Isu receh itu belakangan direspon Jokowi. Ia berupaya meluruskan bahwa foto dirinya sebagai imam salat itu terjadi ketika melaksanakan jamak takdim melanjutkan dari salat Ashar.
Padahal, di tahun yang sama, Jokowi punya tantangan berat berkait laju perekonomian Indonesia yang tengah dilanda ketidakpastian karena faktor internal hingga geopolitik dunia.
Hal lainnya ketika Jokowi disambut kartu kuning oleh Ketua BEM Universitas Indonesia Zaadit Taqwa ketika menghadiri acara Dies Natalis ke-68 Universitas Indonesia.
Belakangan muncul imbauan Presiden untuk menugaskan pengurus atau anggota BEM Universitas Indonesia ke Asmat.
Bila ditarik lebih jauh, fenomena di atas bertalian dengan persoalan esensi dan eksistensi.
Esensi dan eksistensi serupa dua sisi dalam sekeping mata uang yang merupakan aspek penting dalam diri manusia.
Meminjam pernyataan Dosen Universitas Muhammadiyah Metro Lampung Dr. Achyani, pada era dimana masyarakatnya mabuk kekuasaan dan pencitraan seperti sekarang ini, sayangnya esensi kerap dikesampingkan dan lebih mengutamakan eksistensi atau less essential more symbolic.
Perilaku seperti itu bahkan pada praktiknya membuat manusia lupa atas esensi kuasa yang diamanahkan kepadanya dalam mengelola alam semesta.
Manusia hari ini seakan dirasuki roh antropocentrisme yang parah, dimana alam ini dianggap hanya berisi manusia dan hanya manusia yang berhak eksis di dalamnya.

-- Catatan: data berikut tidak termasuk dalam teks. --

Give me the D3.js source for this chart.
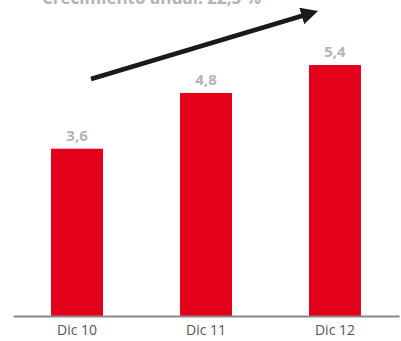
<!DOCTYPE html>
<html>
<head>
<meta charset="utf-8">
<script src="https://cdn.jsdelivr.net/npm/d3@7"></script>
<style>
  body { margin: 0; background: #fff; }
  svg { display: block; font-family: "Open Sans", sans-serif; }
</style>
</head>
<body>
<script>
// data
var periods = ["Dic 10", "Dic 11", "Dic 12"];
var values = [3.6, 4.8, 5.4];
var valueLabels = ["3,6", "4,8", "5,4"];
var title = "Crecimiento anual: 22,5 %";

var width = 401, height = 341;
var baseY = 316;

var svg = d3.select("body").append("svg")
    .attr("width", width)
    .attr("height", height);

// scales
var x = d3.scaleBand()
    .domain(periods)
    .range([13, 399])
    .paddingInner(0.597)
    .paddingOuter(0.295);

var y = d3.scaleLinear()
    .domain([0, 6.8])
    .range([baseY, 0]);

// bars
svg.selectAll(".bar")
    .data(values)
    .enter().append("rect")
    .attr("class", "bar")
    .attr("x", function(d, i) { return x(periods[i]); })
    .attr("y", function(d) { return y(d); })
    .attr("width", x.bandwidth())
    .attr("height", function(d) { return baseY - y(d); })
    .attr("fill", "#e2001a");

// value labels
svg.selectAll(".val")
    .data(values)
    .enter().append("text")
    .attr("class", "val")
    .attr("x", function(d, i) { return x(periods[i]) + x.bandwidth() / 2; })
    .attr("y", function(d) { return y(d) - 8; })
    .attr("text-anchor", "middle")
    .attr("font-size", 15)
    .attr("font-weight", "bold")
    .attr("fill", "#b4b4b4")
    .text(function(d, i) { return valueLabels[i]; });

// x axis
var xAxis = svg.append("g")
    .attr("transform", "translate(0," + baseY + ")")
    .call(d3.axisBottom(x).tickSize(0).tickSizeOuter(0));

xAxis.select(".domain")
    .attr("stroke", "#888")
    .attr("stroke-width", 2);

xAxis.selectAll("text")
    .attr("y", 19)
    .attr("dy", 0)
    .attr("font-family", "Open Sans, sans-serif")
    .attr("font-size", 14)
    .attr("fill", "#555");

// title (cut off at the top, as in the source)
svg.append("text")
    .attr("x", 42)
    .attr("y", 4)
    .attr("font-size", 17)
    .attr("font-weight", "bold")
    .attr("fill", "#b4b4b4")
    .text(title);

// growth arrow
svg.append("defs").append("marker")
    .attr("id", "head")
    .attr("viewBox", "0 0 10 10")
    .attr("refX", 2)
    .attr("refY", 5)
    .attr("markerWidth", 3.8)
    .attr("markerHeight", 3.8)
    .attr("markerUnits", "strokeWidth")
    .attr("orient", "auto")
  .append("path")
    .attr("d", "M0,0L10,5L0,10Z")
    .attr("fill", "#1a1a1a");

svg.append("line")
    .attr("x1", 91)
    .attr("y1", 79)
    .attr("x2", 305)
    .attr("y2", 15)
    .attr("stroke", "#1a1a1a")
    .attr("stroke-width", 4.5)
    .attr("marker-end", "url(#head)");
</script>
</body>
</html>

Padahal bila mengutip pemikiran Paul Sartre misalnya, eksistensi semestinya bisa dimanfaatkan sebaik-baiknya untuk memberikan manfaat tak hanya bagi manusia lainnya tetapi juga alam sekitar.
Dan itulah yang dinamakan Ecocentrisme, yakni ketika manusia ingin eksis tak boleh melupakan esensi dari nilai-nilai kesemestaan.